The president-elect's policies on energy and the environment are expected to be a sharp departure from those of his predecessor.
Trump has pledged to unlock and deregulate exploration for fossil fuels, assist in the construction of new oil refineries, and "bring back coal," among other promises.
He has named Oklahoma attorney general Scott Pruitt to head the Environmental Protection Agency, which Pruitt repeatedly sued to prevent it from enforcing its regulations.
Texas governor Rick Perry, another fossil-fuel supporter, is Trump's candidate to lead the Department of Energy.
And Rex Tillerson, the CEO of ExxonMobil, has been tapped for secretary of state.

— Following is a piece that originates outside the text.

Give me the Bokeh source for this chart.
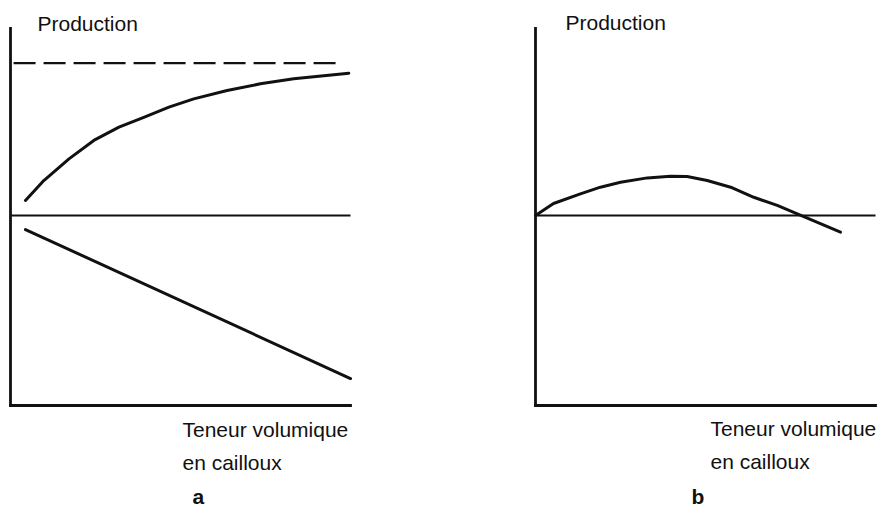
from bokeh.plotting import figure
from bokeh.layouts import row
from bokeh.models import Range1d, FixedTicker
from bokeh.embed import file_html
from bokeh.resources import INLINE
from bokeh.core.properties import value

# ---------------- data (x: stone content 0-100, y: production, 0 = reference) ----
# panel a
curve_a_x = [4.4, 9.8, 17.2, 24.5, 31.9, 39.2, 46.6, 53.9, 63.7, 73.5, 83.3, 99.5]
curve_a_y = [7.9, 18.4, 29.8, 39.5, 46.5, 51.7, 57.0, 61.4, 65.8, 69.3, 72.0, 74.9]
line_a_x = [4.4, 100.0]
line_a_y = [-7.4, -85.8]
plateau_a_x = [0.9, 97.1]
plateau_a_y = [80.2, 80.2]
# panel b
curve_b_x = [0.0, 5.3, 13.2, 19.1, 25.0, 32.9, 39.7, 44.6, 50.5, 57.4, 64.2, 71.1, 77.0, 89.7]
curve_b_y = [0.0, 6.3, 11.4, 14.9, 17.5, 19.8, 20.7, 20.5, 18.4, 14.9, 9.6, 5.3, 0.9, -8.8]

reference_level = 0.0
x_axis_end = 100.0
y_axis_start = -100.0
y_axis_end = 98.4

y_title = "Production"
x_title_1 = "Teneur volumique"
x_title_2 = "en cailloux"
panel_names = ["a", "b"]

# ---------------- layout ----------------
W, H = 440, 510
PX_X, PX_Y = 3.4, 1.9          # pixels per data unit
ZERO_PAGE_Y = 215              # page y of reference level
FONT = value("Liberation Sans")
INK = "#111111"


def make_panel(canvas_left, origin_x):
    x0 = (canvas_left - origin_x) / PX_X
    x1 = (canvas_left + W - origin_x) / PX_X
    y1 = ZERO_PAGE_Y / PX_Y
    y0 = -(H - ZERO_PAGE_Y) / PX_Y
    p = figure(width=W, height=H, x_range=Range1d(x0, x1), y_range=Range1d(y0, y1),
               output_backend="svg", toolbar_location=None, min_border=0,
               background_fill_color="white", border_fill_color="white")
    p.outline_line_color = None
    p.grid.visible = False
    for ax in p.axis:
        ax.ticker = FixedTicker(ticks=[])
        ax.major_tick_line_color = None
        ax.minor_tick_line_color = None
        ax.major_label_text_color = None
        ax.axis_line_width = 2.8
        ax.axis_line_color = INK
        ax.axis_line_cap = "square"
    p.yaxis.fixed_location = 0
    p.yaxis.bounds = (y_axis_start, y_axis_end)
    p.xaxis.fixed_location = y_axis_start
    p.xaxis.bounds = (0, x_axis_end)

    def to_data(px, py):
        return (px - origin_x) / PX_X, (ZERO_PAGE_Y - py) / PX_Y

    def text(px, py, s, bold=False):
        x, y = to_data(px, py)
        p.text(x=[x], y=[y], text=[s], text_font=FONT, text_font_size="21px",
               text_font_style="bold" if bold else "normal",
               text_color=INK, text_align="left", text_baseline="middle")

    p.line([0, x_axis_end], [reference_level, reference_level], line_color=INK, line_width=2.2)
    return p, text


pa, ta = make_panel(0, 10)
pa.line(plateau_a_x, plateau_a_y, line_color=INK, line_width=2.2, line_dash="22 8")
pa.line(curve_a_x, curve_a_y, line_color=INK, line_width=3, line_join="round", line_cap="round")
pa.line(line_a_x, line_a_y, line_color=INK, line_width=3, line_cap="round")
ta(37, 23, y_title)
ta(182, 429, x_title_1)
ta(182, 462, x_title_2)
ta(192, 496, panel_names[0], bold=True)

pb, tb = make_panel(440, 535)
pb.line(curve_b_x, curve_b_y, line_color=INK, line_width=3, line_join="round", line_cap="round")
tb(565, 22, y_title)
tb(710, 428, x_title_1)
tb(710, 461, x_title_2)
tb(691, 496, panel_names[1], bold=True)

layout = row(pa, pb, spacing=0)
open("out.html", "w").write(file_html(layout, INLINE))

With the exception of noted Libertarian venture capitalist Peter Thiel, most technology executives did not back Trump in his successful quest for the presidency.
And virtually all those executives accept the scientific consensus that human activity has contributed to climate change.
No agenda for the meeting has been disclosed, according to the Journal, but one focus is expected to be how to keep jobs in the U.S.
While Tesla manufactures all its cars in California at present, Apple builds the bulk of its consumer-electronics devices in China.
Trump has suggested in the past that Apple should open a U.S. factory.
The report also suggests that the executives are concerned about restrictions on immigration, enforcement of anti-trust laws, and government demands for data on the users of their products and services.
Relatively little is known about Trump's specific positions on electric cars.
The sole specific reference appears to be one referring to "all this stuff that doesn't work" in response to a question on Fox News about government loans to Fisker Automotive.
That company declared bankruptcy, and the U.S. Department of Energy lost roughly $100 million of its low-interest loan to Fisker.
The remains of Fisker were later bought out of bankruptcy court by Chinese parts supplier Wanxiang, which is now attempting to resurrect the Fisker Karma as the Karma Revero.